Answer: Let $k$ be the real numbers and $K$ the complex numbers.
It is well known that if $C:=\mathbb{P}^1_K$ is the complex projective line and $S^2_k$ the real 2-sphere, there is an isomorphism of real smooth manifolds $\phi:C_k \cong S^2_k$ where $C_k$ is the projective line viewed as a real smooth surface.

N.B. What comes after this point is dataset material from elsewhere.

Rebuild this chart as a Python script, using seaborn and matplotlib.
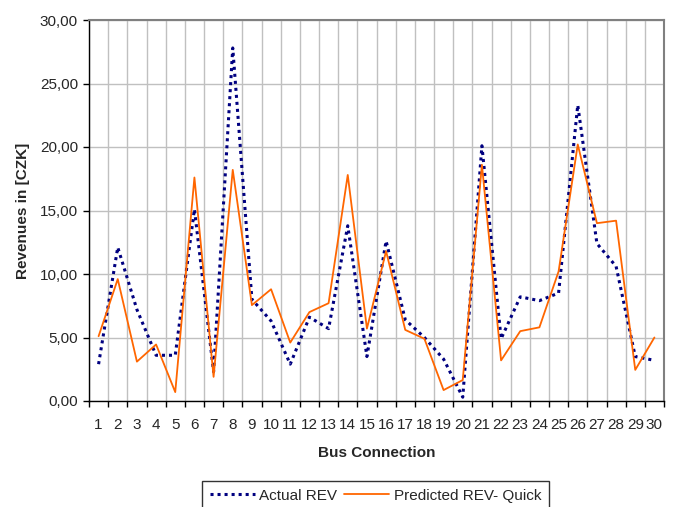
import numpy as np
import pandas as pd
import matplotlib
matplotlib.use("Agg")
import matplotlib.pyplot as plt
import seaborn as sns
from matplotlib.ticker import FuncFormatter, FixedLocator

bus = list(range(1, 31))
actual_rev = [2.9, 12.1, 7.2, 3.6, 3.6, 15.1, 2.3, 27.8, 8.0, 6.3,
              2.9, 6.6, 5.7, 13.8, 3.5, 12.6, 6.4, 5.0, 3.3, 0.3,
              20.1, 4.9, 8.2, 7.9, 8.5, 23.3, 12.4, 10.6, 3.5, 3.2]
predicted_rev = [5.1, 9.6, 3.1, 4.45, 0.7, 17.6, 1.9, 18.2, 7.55, 8.8,
                 4.6, 7.0, 7.7, 17.8, 5.7, 11.8, 5.6, 4.9, 0.86, 1.65,
                 18.6, 3.2, 5.5, 5.8, 10.2, 20.2, 14.0, 14.2, 2.45, 5.0]
y_ticks = [0, 5, 10, 15, 20, 25, 30]

sns.set_theme(style="white")
plt.rcParams['font.family'] = ['Liberation Sans', 'DejaVu Sans']

fig = plt.figure(figsize=(6.74, 5.07), dpi=100)
ax = fig.add_axes([89/674, 1 - 401/507, (664-89)/674, (401-20)/507])

df = pd.DataFrame({"bus": bus, "Actual REV": actual_rev, "Predicted REV- Quick": predicted_rev})

sns.lineplot(data=df, x="bus", y="Actual REV", ax=ax, color="#000080",
             linewidth=2.2, dashes=False, label="Actual REV")
ax.lines[-1].set_linestyle((0, (1, 1.3)))
sns.lineplot(data=df, x="bus", y="Predicted REV- Quick", ax=ax, color="#FF6600",
             linewidth=1.3, label="Predicted REV- Quick")

ax.set_xlim(0.5, 30.5)
ax.set_ylim(0, 30)
ax.set_xticks(bus)
ax.set_xticklabels([str(b) for b in bus], fontsize=11)
ax.xaxis.set_minor_locator(FixedLocator([b + 0.5 for b in range(0, 31)]))
ax.tick_params(axis='x', which='major', length=0, pad=12)
ax.tick_params(axis='x', which='minor', length=4, width=1, color='black', direction='out', bottom=True)
ax.set_yticks(y_ticks)
ax.yaxis.set_major_formatter(FuncFormatter(lambda v, p: f"{v:.2f}".replace('.', ',')))
ax.tick_params(axis='y', which='major', length=4, width=1, color='black', direction='out', left=True, labelsize=11, pad=4)

ax.grid(False)
ax.yaxis.grid(True, color='#c0c0c0', linewidth=1)
ax.xaxis.grid(True, which='minor', color='#c0c0c0', linewidth=1)
ax.set_axisbelow(True)

for s in ['left', 'bottom']:
    ax.spines[s].set_color('black')
    ax.spines[s].set_linewidth(1)
for s in ['top', 'right']:
    ax.spines[s].set_color('#808080')
    ax.spines[s].set_linewidth(1.5)

ax.set_xlabel("Bus Connection", fontsize=11, fontweight='bold', labelpad=10)
ax.set_ylabel("Revenues in [CZK]", fontsize=11, fontweight='bold', labelpad=7)

if ax.legend_:
    ax.legend_.remove()
handles, labels = ax.get_legend_handles_labels()
leg = fig.legend(handles, labels, loc='upper center', bbox_to_anchor=(375.5/674, 1 - 481/507),
                 ncol=2, frameon=True, fancybox=False, fontsize=11, handlelength=2.95,
                 handletextpad=0.28, columnspacing=0.46, borderpad=0.5, borderaxespad=0)
leg.get_frame().set_edgecolor('black')
leg.get_frame().set_linewidth(1)

fig.savefig("out.png", dpi=100)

The isomorphism $\phi$ may be constructed using projection from the north and south pole of $S^2_k$.
Whenever you have a locally trivial fibration
$$\pi: E \rightarrow B$$
where $B$ is a (compact) Riemann Surface, $E$ a complex projective manifold and where the fibers of $\pi$ are complex projective lines, it follows there is a rank two locally trivial sheaf $F$ on $B$ with $E \cong \mathbb{P}(E^*)$ (this is proved in Hartshorne exercise II.7.10).
If you have a smooth (locally trivial) $S^2_k$-bundle
$$\pi: E \rightarrow B$$
with fibers $\psi_b:\pi^{-1}(b) \cong S^2_k$, it follows each fiber is isomorphic as real smooth manifolds to $C_k$. For $\pi$ to be a ruled surface you must put extra conditions on the isomorphisms $\psi_b$ and the map $\pi$. For $E$ to be a complex manifold you need an "integrable almost complex structure" (an endomorphism of the tangent bundle $T_E$)
$$J: T_E \rightarrow T_E$$
with $J^2=-1$.
I assume what you're asking is if, given any smooth, real $S^2$-bundle $\pi:E\to B$ where $B$ has a complex structure, there exists a complex structure on $E$ such that $\pi$ is a holomorphic $\mathbb{C}P^1$-bundle.
The answer is no. There are nonorientable $S^2$ bundles over Riemann surfaces, which carry no complex structure at all. One example is to start with the nonorientable $S^2$ bundle over $S^1$ (the mapping torus of the antipodal map), which I'll denote $\pi:E\to S^1$ and multiply by $S^1$ to obtain $\hat{\pi}:E\times S^1\to T^2$. The base space can be given a complex structure, but the total space cannot.